As someone who has had a hard time coming to terms with the cellulite that has in recent years developed on my thighs, this really hit home to me. It’s no wonder Kardashian or anyone else for that matter, would want to edit their little flaws away. Unfortunately, we still live in a society that harshly criticizes women’s bodies and holds them to impossible standards. The same impossibly ridiculous standards I sometimes hold myself to.
But because I promised myself that I was going to be kinder to my body this year by feeding it healthy foods, working it out, and also being careful the way I choose to think or talk about it, I decided to write my cellulite a love letter. Here goes:
My dear cellulite (a.k.a amor de mis amores),
I’ve been cruel to you. I have treated you like the worst feature on my body and I’m really sorry for that. I’m sorry for being ashamed of you and trying to hide you whenever I’m publicly wearing shorts or a mini skirt. I’m sorry for greeting you every morning with frowns and tough grabs instead of with smiles and gentle touches.
You may not be smooth, but you are real and you are part of me. That alone is reason for me to love and embrace you.

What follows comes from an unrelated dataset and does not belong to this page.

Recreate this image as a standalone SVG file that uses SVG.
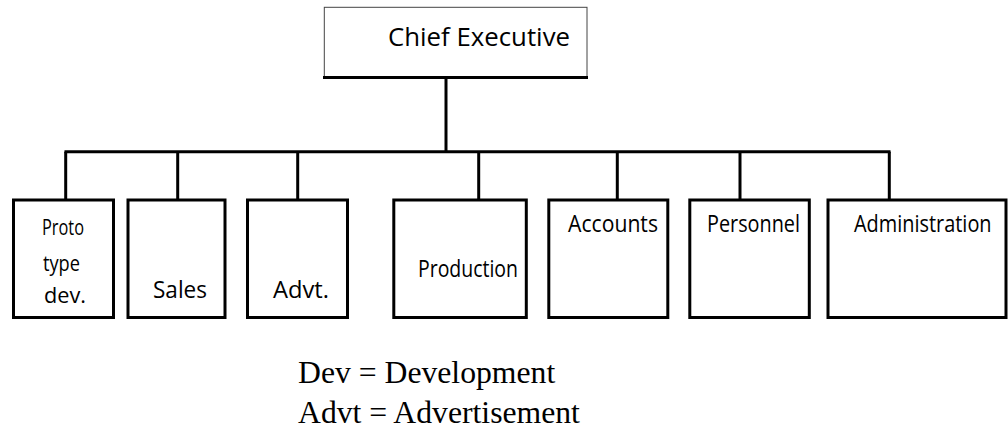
<svg xmlns="http://www.w3.org/2000/svg" width="1008" height="439" viewBox="0 0 1008 439">
<style>
.box{fill:#fff;stroke:#000;stroke-width:3}
.thin{fill:#fff;stroke:#444;stroke-width:1}
.con{fill:none;stroke:#000;stroke-width:3}
.lbl{font-family:"Open Sans","Noto Sans",sans-serif;font-size:24px;fill:#000}
.sm{font-size:22px}
.top{font-family:"Open Sans","Noto Sans",sans-serif;font-size:25px;fill:#000}
.leg{font-family:"Liberation Serif","Times New Roman",serif;font-size:31.7px;fill:#000}
</style>
<rect width="1008" height="439" fill="#fff"/>
<g id="connectors">
<line class="con" x1="446" y1="77.5" x2="446" y2="151.7"/>
<line class="con" x1="64.5" y1="151.7" x2="890.5" y2="151.7"/>
<line class="con" x1="65.7" y1="151.7" x2="65.7" y2="200"/>
<line class="con" x1="177.7" y1="151.7" x2="177.7" y2="200"/>
<line class="con" x1="297.7" y1="151.7" x2="297.7" y2="200"/>
<line class="con" x1="478.7" y1="151.7" x2="478.7" y2="200"/>
<line class="con" x1="617.3" y1="151.7" x2="617.3" y2="200"/>
<line class="con" x1="740" y1="151.7" x2="740" y2="200"/>
<line class="con" x1="889.3" y1="151.7" x2="889.3" y2="200"/>
</g>
<g id="chief">
<rect class="thin" x="324.3" y="7.3" width="262.7" height="70.2"/>
<line class="con" x1="323" y1="77.5" x2="588" y2="77.5"/>
<text class="top" x="388" y="46" textLength="182" lengthAdjust="spacingAndGlyphs">Chief Executive</text>
</g>
<g id="proto">
<rect class="box" x="13.5" y="200" width="100" height="117.5"/>
<text class="lbl sm" x="42" y="235" textLength="42" lengthAdjust="spacingAndGlyphs">Proto</text>
<text class="lbl sm" x="43" y="271" textLength="37" lengthAdjust="spacingAndGlyphs">type</text>
<text class="lbl sm" x="44" y="303" textLength="42" lengthAdjust="spacingAndGlyphs">dev.</text>
</g>
<g id="sales">
<rect class="box" x="128" y="200" width="97" height="117.5"/>
<text class="lbl" x="153" y="298" textLength="54" lengthAdjust="spacingAndGlyphs">Sales</text>
</g>
<g id="advt">
<rect class="box" x="247.5" y="200" width="100" height="117.5"/>
<text class="lbl" x="273" y="298" textLength="56" lengthAdjust="spacingAndGlyphs">Advt.</text>
</g>
<g id="production">
<rect class="box" x="393.8" y="200" width="132.5" height="117.5"/>
<text class="lbl" x="418" y="277" textLength="100" lengthAdjust="spacingAndGlyphs">Production</text>
</g>
<g id="accounts">
<rect class="box" x="548.8" y="200" width="119" height="117.5"/>
<text class="lbl" x="568" y="232" textLength="90" lengthAdjust="spacingAndGlyphs">Accounts</text>
</g>
<g id="personnel">
<rect class="box" x="689.8" y="200" width="119.5" height="117.5"/>
<text class="lbl" x="707" y="232" textLength="93" lengthAdjust="spacingAndGlyphs">Personnel</text>
</g>
<g id="administration">
<rect class="box" x="828" y="200" width="178" height="117.5"/>
<text class="lbl" transform="translate(854,232) scale(0.83,1)" x="0" y="0">Administration</text>
</g>
<g id="legend">
<text class="leg" x="298" y="383">Dev = Development</text>
<text class="leg" x="298" y="423">Advt = Advertisement</text>
</g>
</svg>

I’m not saying I’m going to stop eating healthy, working out, or massaging my thighs with coffee grounds. I’m just saying that I’m going to be kinder to you throughout the process.
The journey to self-love and body acceptance is definitely not an easy one. It takes times, hard lessons, and patience. But I’m willing to keep at it because at the end of the day, my self-worth is not based on how I look, whether or not I have cellulite, or what others may think of me. I promise you moving forward, I will try my best to use kind words to describe you and even flood you with kind and positive affirmations while I gently massage you with nourishing body oils and fancy lotions. I will make an effort to smile at you whenever I look at you in the mirror and now with the warmer weather coming – you better bet I’ll be showing you off for the world to admire.
Amor de mis amores, I have to warn you that this isn’t going to be easy for me. There will be days (especially nights) when I might not be at my best. But regardless, I want you to know that we are in this together. And as long as you are part of me, I will stand with you.”
If you’ve been struggling with loving your body or loving a certain part of your body, try writing it a love letter. You’d be surprised how much healing you can get out of such a simple exercise. Seriously, I almost wish I’d done this sooner.